MUSICAL PERFORMANCE: "Light On" evokes Nickelback, but with a guitar solo that would put Chad Kroeger to shame.
WEEKEND UPDATE: In his second solo mission, Seth makes a few eleventh-hour election jokes but mostly takes a backseat to three pretty decent commentaries. Senator McCain turns up again (to a mixed reaction from the audience) and announces a change to his strategy for winning the White House. John "the reverse maverick" wants you to think he goes with the flow, but McCain "the sad grandpa" is an annoying also-ran in disguise. (Too bad Bob Dole already used that strategy.) The rest of Update was carried by two relatively safe audience favorites; the Kelly brothers (WF, FA) sang a nonsense song about proper voting procedures, while the always irascible Aunt Linda (KW) tore the Fall TV lineup a new one.
"Night School Musical": A group of middle-aged losers and dropouts sing and dance about their GED –and possibly their own personal redemption- in a spoof of the Disney movie franchise. Sometimes the joke felt too obvious, but the character development was a goldmine for dark comedy and blatant schadenfreude.
"Grady Wilson's Marriage Techniques": A middle-aged entrepreneur (KT) sells a videotape that promises will bolster your sexual prowess; his "advice" consists of him bouncing around in his underwear in the basement with a static camera catching all the action. I'm not used to seeing Kenan doing physical comedy, and though it's not exactly a secret talent, it sure beats another "Mrs. Hastings" sketch.
"Film Pitch": Two brothers (Ben, BH) with a strained creative partnership pitch a movie plot to two executives (JS, AS).
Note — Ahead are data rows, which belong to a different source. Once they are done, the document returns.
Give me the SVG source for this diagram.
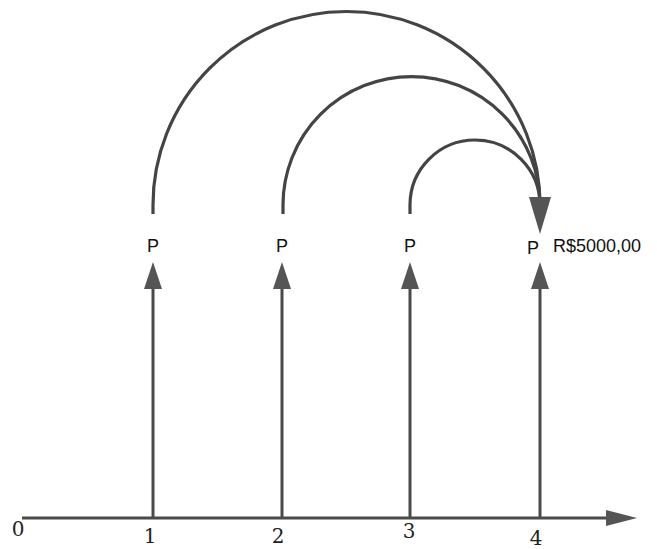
<svg xmlns="http://www.w3.org/2000/svg" width="657" height="549" viewBox="0 0 657 549">
<style>
.ln{stroke:#4a4a4a;stroke-width:3;fill:none}
.arc{stroke:#444;stroke-width:3.2;fill:none}
.ah{fill:#555}
.p{font-family:"Liberation Sans",Arial,sans-serif;font-size:18px;fill:#111}
.num{font-family:"DejaVu Serif","Liberation Serif",serif;font-size:20px;fill:#222}
</style>
<rect width="657" height="549" fill="#fff"/>
<g id="connectors">
<line class="ln" x1="22" y1="518" x2="610" y2="518"/>
<polygon class="ah" points="606,510 637,518 606,526"/>
<line class="ln" x1="153" y1="518" x2="153" y2="285"/>
<polygon class="ah" points="144,289 153,262 162,289"/>
<line class="ln" x1="282" y1="518" x2="282" y2="285"/>
<polygon class="ah" points="273,289 282,262 291,289"/>
<line class="ln" x1="410" y1="518" x2="410" y2="285"/>
<polygon class="ah" points="401,289 410,262 419,289"/>
<line class="ln" x1="540" y1="518" x2="540" y2="285"/>
<polygon class="ah" points="531,289 540,262 549,289"/>
<path class="arc" d="M153,214 L153,205 A193.5,193.5 0 0 1 540,205"/>
<path class="arc" d="M283,214 L283,205 A128.5,128.5 0 0 1 540,205"/>
<path class="arc" d="M410,214 L410,205 A65,65 0 0 1 540,205"/>
<polygon class="ah" points="529,197 551,197 540,234"/>
</g>
<g id="labels">
<text class="num" x="18" y="536" text-anchor="middle">0</text>
<text class="num" x="150" y="543" text-anchor="middle">1</text>
<text class="num" x="278" y="543" text-anchor="middle">2</text>
<text class="num" x="409" y="538" text-anchor="middle">3</text>
<text class="num" x="536" y="545" text-anchor="middle">4</text>
</g>
<g id="p1"><text class="p" x="153" y="252" text-anchor="middle">P</text></g>
<g id="p2"><text class="p" x="282" y="252" text-anchor="middle">P</text></g>
<g id="p3"><text class="p" x="410" y="252" text-anchor="middle">P</text></g>
<g id="p4"><text class="p" x="533" y="254" text-anchor="middle">P</text></g>
<g id="value"><text class="p" x="553" y="252">R$5000,00</text></g>
</svg>
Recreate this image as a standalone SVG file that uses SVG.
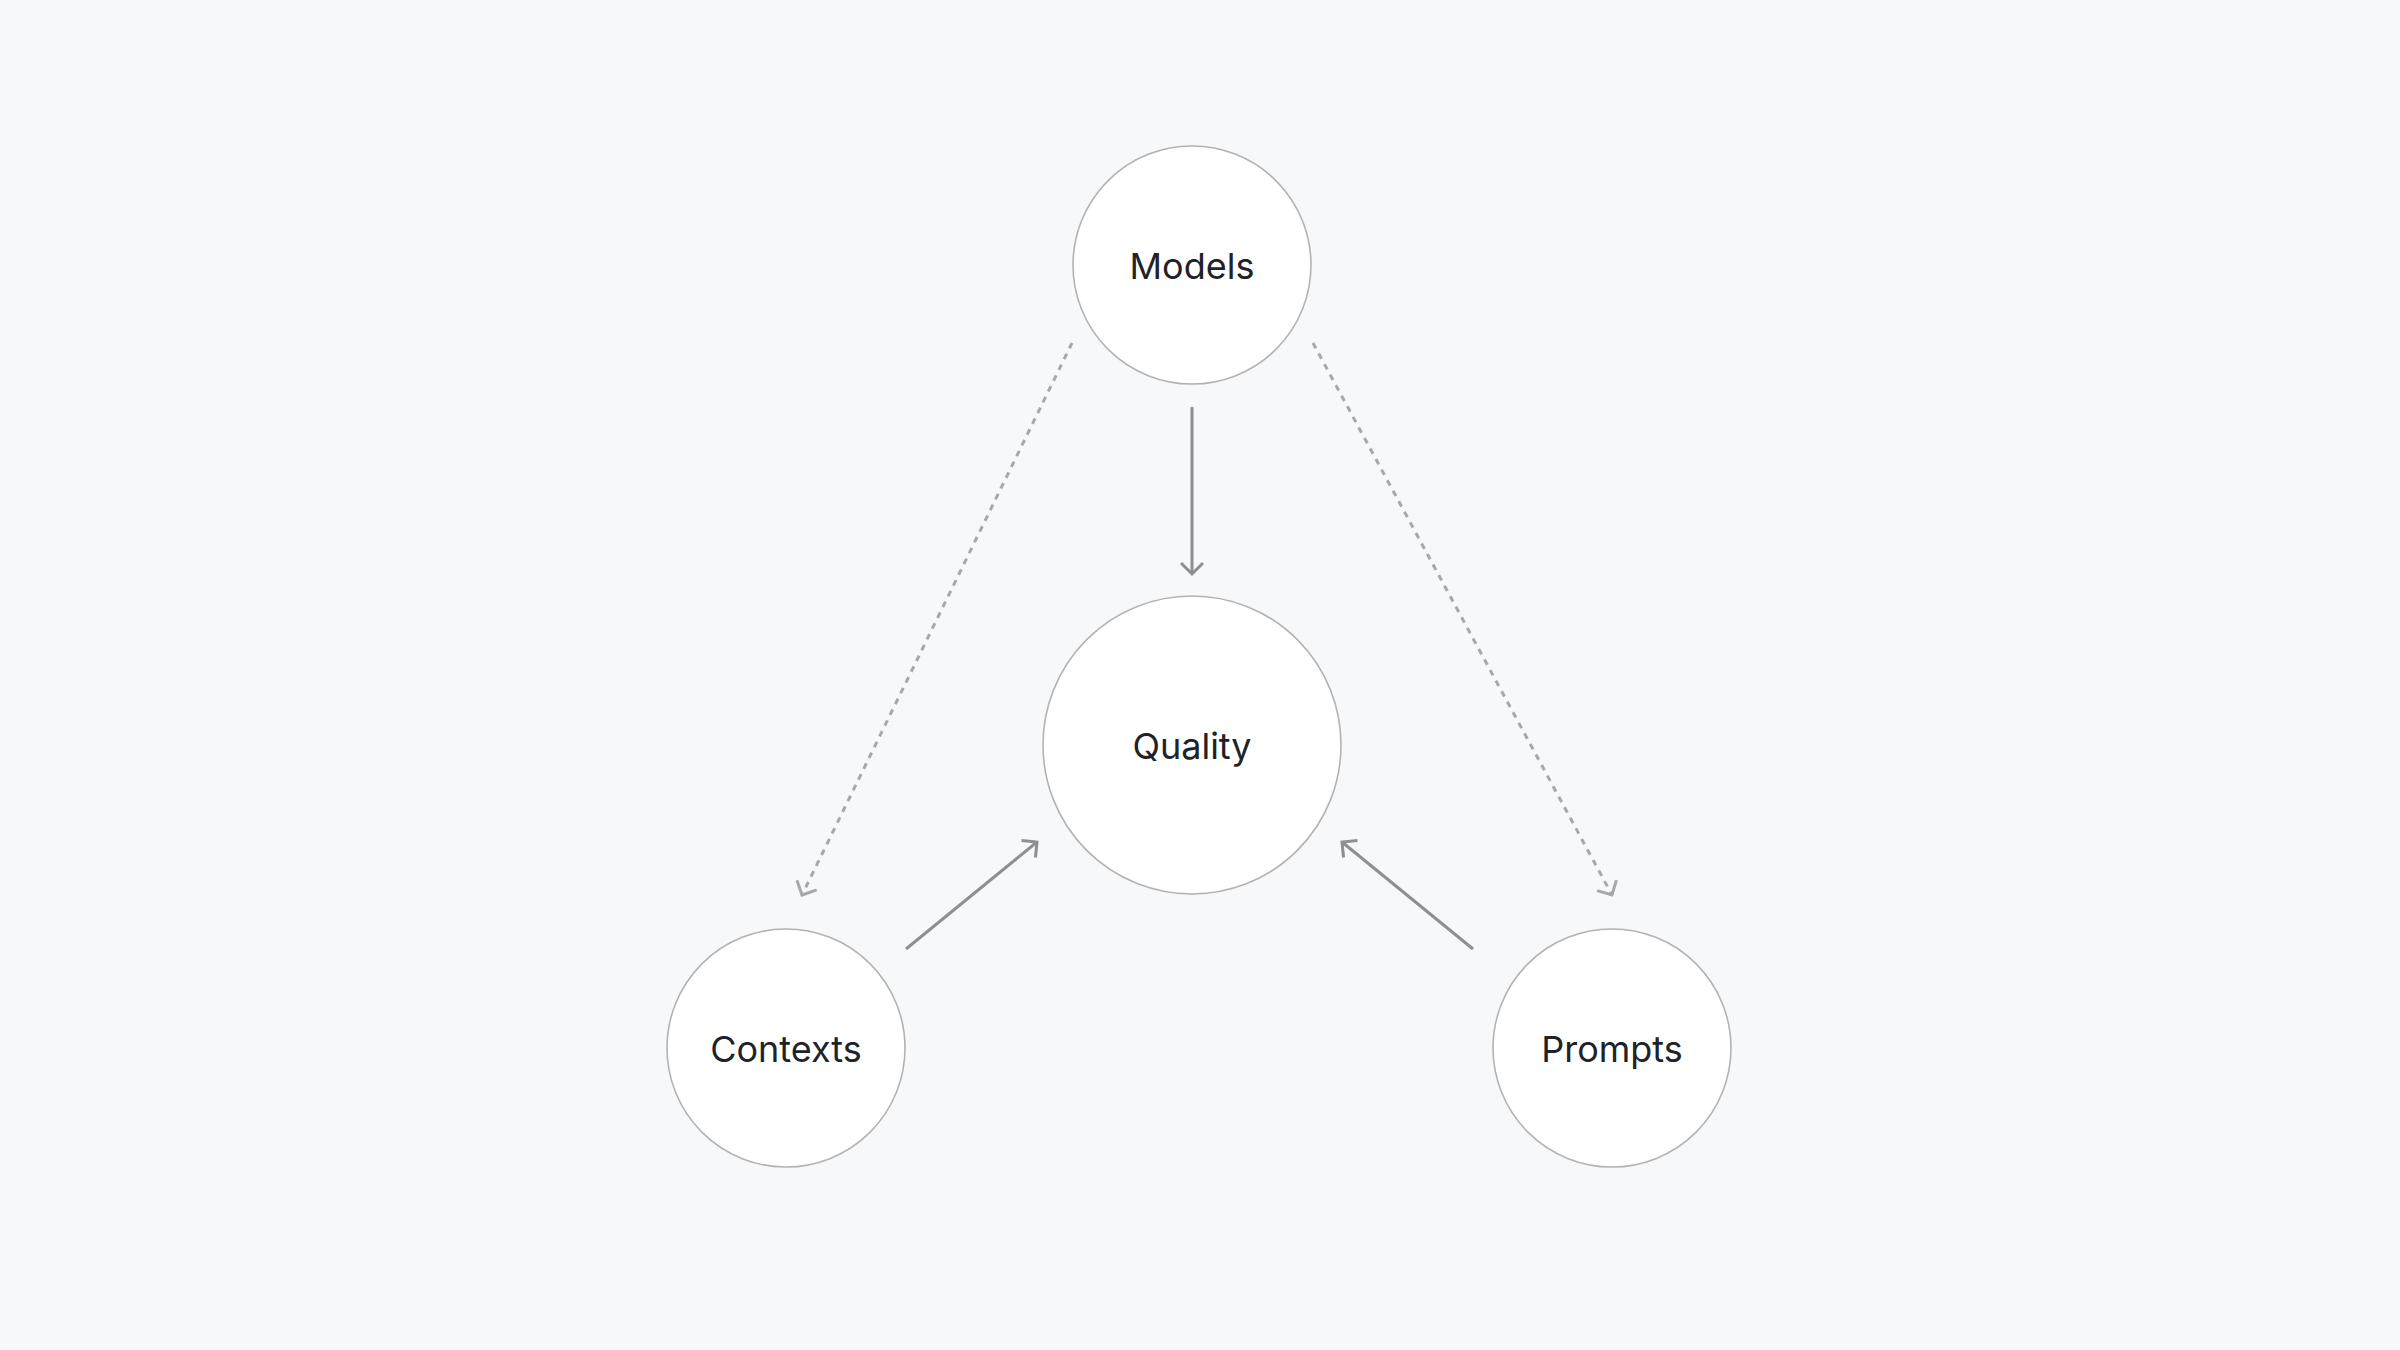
<svg xmlns="http://www.w3.org/2000/svg" width="2400" height="1350" viewBox="0 0 2400 1350">
  <style>
    .node circle { fill: #ffffff; stroke: #b3b3b3; stroke-width: 1.6; }
    .node text { font-family: Inter, "Liberation Sans", sans-serif; font-size: 36px; fill: #1e2329; text-anchor: middle; }
    .solid { stroke: #8f8f8f; stroke-width: 3; fill: none; }
    .dashed { stroke: #a8a8a8; stroke-width: 3; fill: none; stroke-dasharray: 6 6; }
  </style>
  <defs>
    <marker id="arrowSolid" markerUnits="userSpaceOnUse" viewBox="-14 -14 16 28" refX="0" refY="0" markerWidth="16" markerHeight="28" orient="auto" overflow="visible">
      <path d="M-11,-11 L0,0 L-11,11" fill="none" stroke="#8f8f8f" stroke-width="3"/>
    </marker>
    <marker id="arrowDashed" markerUnits="userSpaceOnUse" viewBox="-14 -14 16 28" refX="0" refY="0" markerWidth="16" markerHeight="28" orient="auto" overflow="visible">
      <path d="M-11,-11 L0,0 L-11,11" fill="none" stroke="#a8a8a8" stroke-width="3"/>
    </marker>
  </defs>
  <rect width="2400" height="1350" fill="#f7f8fa"/>
  <g id="connectors">
    <line class="solid" x1="1192" y1="407" x2="1192" y2="574" marker-end="url(#arrowSolid)"/>
    <line class="solid" x1="906" y1="949" x2="1037" y2="842" marker-end="url(#arrowSolid)"/>
    <line class="solid" x1="1473" y1="949" x2="1342" y2="842" marker-end="url(#arrowSolid)"/>
    <line class="dashed" x1="1072" y1="343" x2="802" y2="895" marker-end="url(#arrowDashed)"/>
    <line class="dashed" x1="1313" y1="343" x2="1612" y2="895" marker-end="url(#arrowDashed)"/>
  </g>
  <g id="node-models" class="node">
    <circle cx="1192" cy="265" r="119"/>
    <text x="1192" y="279">Models</text>
  </g>
  <g id="node-quality" class="node">
    <circle cx="1192" cy="745" r="149"/>
    <text x="1192" y="759">Quality</text>
  </g>
  <g id="node-contexts" class="node">
    <circle cx="786" cy="1048" r="119"/>
    <text x="786" y="1062">Contexts</text>
  </g>
  <g id="node-prompts" class="node">
    <circle cx="1612" cy="1048" r="119"/>
    <text x="1612" y="1062">Prompts</text>
  </g>
</svg>
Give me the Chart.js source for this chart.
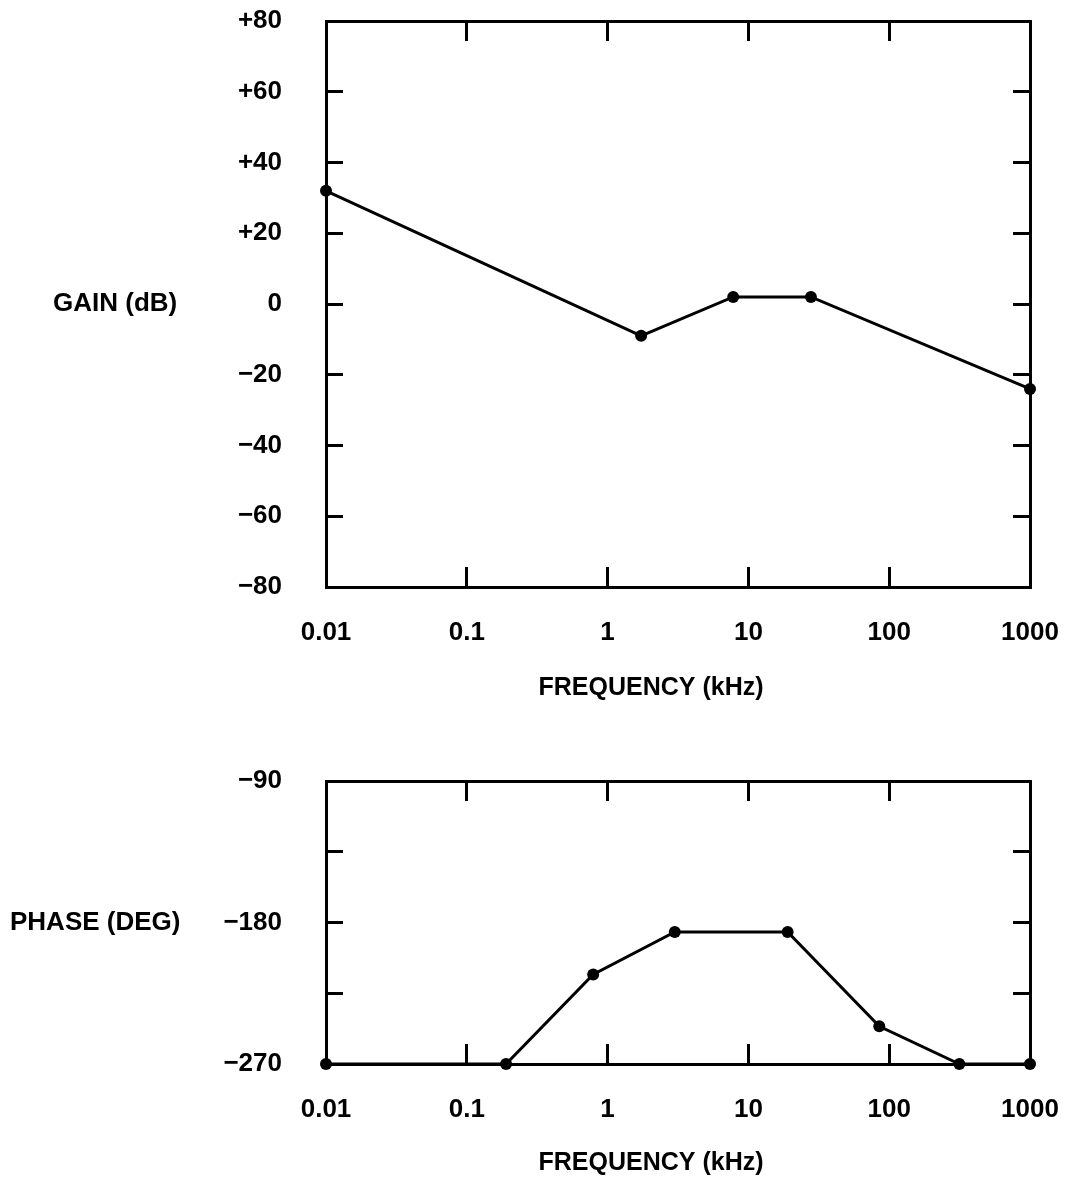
<!DOCTYPE html>
<html>
<head>
<meta charset="utf-8">
<script src="https://cdn.jsdelivr.net/npm/chart.js@4/dist/chart.umd.min.js"></script>
<style>
  html, body { margin: 0; padding: 0; background: #fff; }
  #wrap { position: relative; width: 1077px; height: 1183px; background: #fff; }
  canvas { position: absolute; left: 0; }
  #gainCanvas { top: 0; }
  #phaseCanvas { top: 720px; }
</style>
</head>
<body>
<div id="wrap">
  <canvas id="gainCanvas" width="1077" height="720"></canvas>
  <canvas id="phaseCanvas" width="1077" height="463"></canvas>
</div>
<script>
// Frequency axis (kHz, log decades)
const freqTickValues = [0.01, 0.1, 1, 10, 100, 1000];
const freqTickLabels = ['0.01', '0.1', '1', '10', '100', '1000'];

// Gain response
const gainFreq = [0.01, 1.73, 7.8, 27.8, 1000];
const gainDb = [32, -9, 2, 2, -24];
const gainTickValues = [-80, -60, -40, -20, 0, 20, 40, 60, 80];
const gainTickLabels = ['\u221280', '\u221260', '\u221240', '\u221220', '0', '+20', '+40', '+60', '+80'];

// Phase response
const phaseFreq = [0.01, 0.19, 0.79, 3.0, 19, 85, 315, 1000];
const phaseDeg = [-270, -270, -213, -186, -186, -246, -270, -270];
const phaseTickValues = [-270, -225, -180, -135, -90];
const phaseTickLabels = ['\u2212270', '', '\u2212180', '', '\u221290'];

const FONT = '"Liberation Sans", Arial, Helvetica, sans-serif';
const INK = '#000';

// Horizontal y title on the left and x title under the tick labels
const axisTitles = {
  id: 'axisTitles',
  afterDraw(chart, args, opts) {
    const { ctx, chartArea } = chart;
    ctx.save();
    ctx.fillStyle = INK;
    ctx.textBaseline = 'middle';
    ctx.font = 'bold 26px ' + FONT;
    ctx.textAlign = 'left';
    ctx.fillText(opts.yText, opts.yLeft, (chartArea.top + chartArea.bottom) / 2);
    ctx.font = 'bold 25px ' + FONT;
    ctx.textAlign = 'center';
    ctx.fillText(opts.xText, opts.xCenter, chartArea.bottom + opts.xOffset);
    ctx.restore();
  }
};

function fixedTicks(values) {
  return (scale) => { scale.ticks = values.map(v => ({ value: v })); };
}

function labelFor(values, labels) {
  return (v) => { const i = values.indexOf(v); return i >= 0 ? labels[i] : ''; };
}

// Pin an axis box to a fixed size and drop the label overhang padding
function pinBox(prop, size) {
  return (s) => {
    s[prop] = size;
    s.paddingTop = 0; s.paddingBottom = 0; s.paddingLeft = 0; s.paddingRight = 0;
  };
}

function buildChart(canvasId, cfg) {
  const gridOpts = (len) => ({
    display: true, drawOnChartArea: false, drawTicks: true,
    color: INK, tickColor: INK, lineWidth: 3, tickWidth: 3, tickLength: len
  });
  const borderOpts = { display: true, color: INK, width: 3 };
  const labelFont = { family: FONT, size: 26, weight: 'bold' };

  const xScale = (pos, showLabels, height) => ({
    type: 'logarithmic', position: pos, min: 0.01, max: 1000,
    afterBuildTicks: fixedTicks(freqTickValues),
    afterFit: pinBox('height', height),
    border: borderOpts,
    grid: gridOpts(-20),
    ticks: {
      display: showLabels, autoSkip: false, maxRotation: 0, padding: 50,
      color: INK, font: labelFont,
      callback: labelFor(freqTickValues, freqTickLabels)
    }
  });
  const yScale = (pos, showLabels, width) => ({
    type: 'linear', position: pos, min: cfg.yMin, max: cfg.yMax,
    afterBuildTicks: fixedTicks(cfg.yTicks),
    afterFit: pinBox('width', width),
    border: borderOpts,
    grid: gridOpts(-17),
    ticks: {
      display: showLabels, autoSkip: false, padding: 61,
      color: INK, font: labelFont,
      callback: labelFor(cfg.yTicks, cfg.yLabels)
    }
  });

  return new Chart(document.getElementById(canvasId), {
    type: 'line',
    data: {
      datasets: [{
        data: cfg.xs.map((x, i) => ({ x, y: cfg.ys[i] })),
        borderColor: INK, borderWidth: 3, tension: 0,
        pointRadius: 6, pointBackgroundColor: INK, pointBorderColor: INK, pointBorderWidth: 0,
        clip: false
      }]
    },
    options: {
      responsive: false, animation: false, devicePixelRatio: 1,
      layout: { padding: 0 },
      plugins: {
        legend: { display: false }, tooltip: { enabled: false },
        axisTitles: cfg.titles
      },
      scales: {
        x: xScale('bottom', true, cfg.bottomH),
        x2: Object.assign(xScale('top', false, cfg.topH), { axis: 'x' }),
        y: yScale('left', true, 326),
        y2: Object.assign(yScale('right', false, 47), { axis: 'y' })
      }
    },
    plugins: [axisTitles]
  });
}

buildChart('gainCanvas', {
  xs: gainFreq, ys: gainDb,
  yMin: -80, yMax: 80, yTicks: gainTickValues, yLabels: gainTickLabels,
  topH: 21, bottomH: 133,
  titles: { yText: 'GAIN (dB)', yLeft: 53, xText: 'FREQUENCY (kHz)', xCenter: 651, xOffset: 101 }
});

buildChart('phaseCanvas', {
  xs: phaseFreq, ys: phaseDeg,
  yMin: -270, yMax: -90, yTicks: phaseTickValues, yLabels: phaseTickLabels,
  topH: 61, bottomH: 119,
  titles: { yText: 'PHASE (DEG)', yLeft: 10, xText: 'FREQUENCY (kHz)', xCenter: 651, xOffset: 99 }
});
</script>
</body>
</html>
Where one Zolesky is straightforward about his family-movie premise, the other has apparently walked out of what one suit calls "some half-remembered gay nightmare." Bill's catatonic scribe is probably the most original and grounded character we've seen in awhile; too bad the execution was flatter than a pancake.
MUSICAL PERFORMANCE: "Declaration" will appease fans of Lifehouse and Our Lady Peace, though David's ability to rock is hindered by the prefabrication of his sound.
"Bierhoff Brothers": Two hip German siblings (Ben, FA) sell an all-purpose –or should I say, no-nonsense- jacket that comes with a miniature rescue flag, pockets for hiding meat by-products, and can be converted into a tent. It's funny because the product actually sounds like something Germans actually do wear.
Tonight's show was a rare instance of a live broadcast without a truly bad sketch; there were two or three pretty good sketches, and there were moments in the show that were largely forgettable, but overall the show was well-rounded. Perhaps what was most amazing about tonight's broadcast was that Senator John McCain stood on the sidelines for most of the show, getting vilified in every other sketch, including the two segments he appeared in, and played along with a willing smile on his face. I had nearly forgotten what a fun host Ben Affleck can be, and I hope he becomes a five-timer. After what might've been the strongest episode yet of Season 34, SNL is back on the hot streak that began after the strike last year, and hopefully this good momentum can be sustained long after the election.
Sketches/Segments That Will Probably Be Removed in Repeats: "Staten Island Zoo," "Grady Wilson," "Declaration," and "Film Pitch."
In Two Weeks: Paul Rudd hosts with musical guest Beyonce.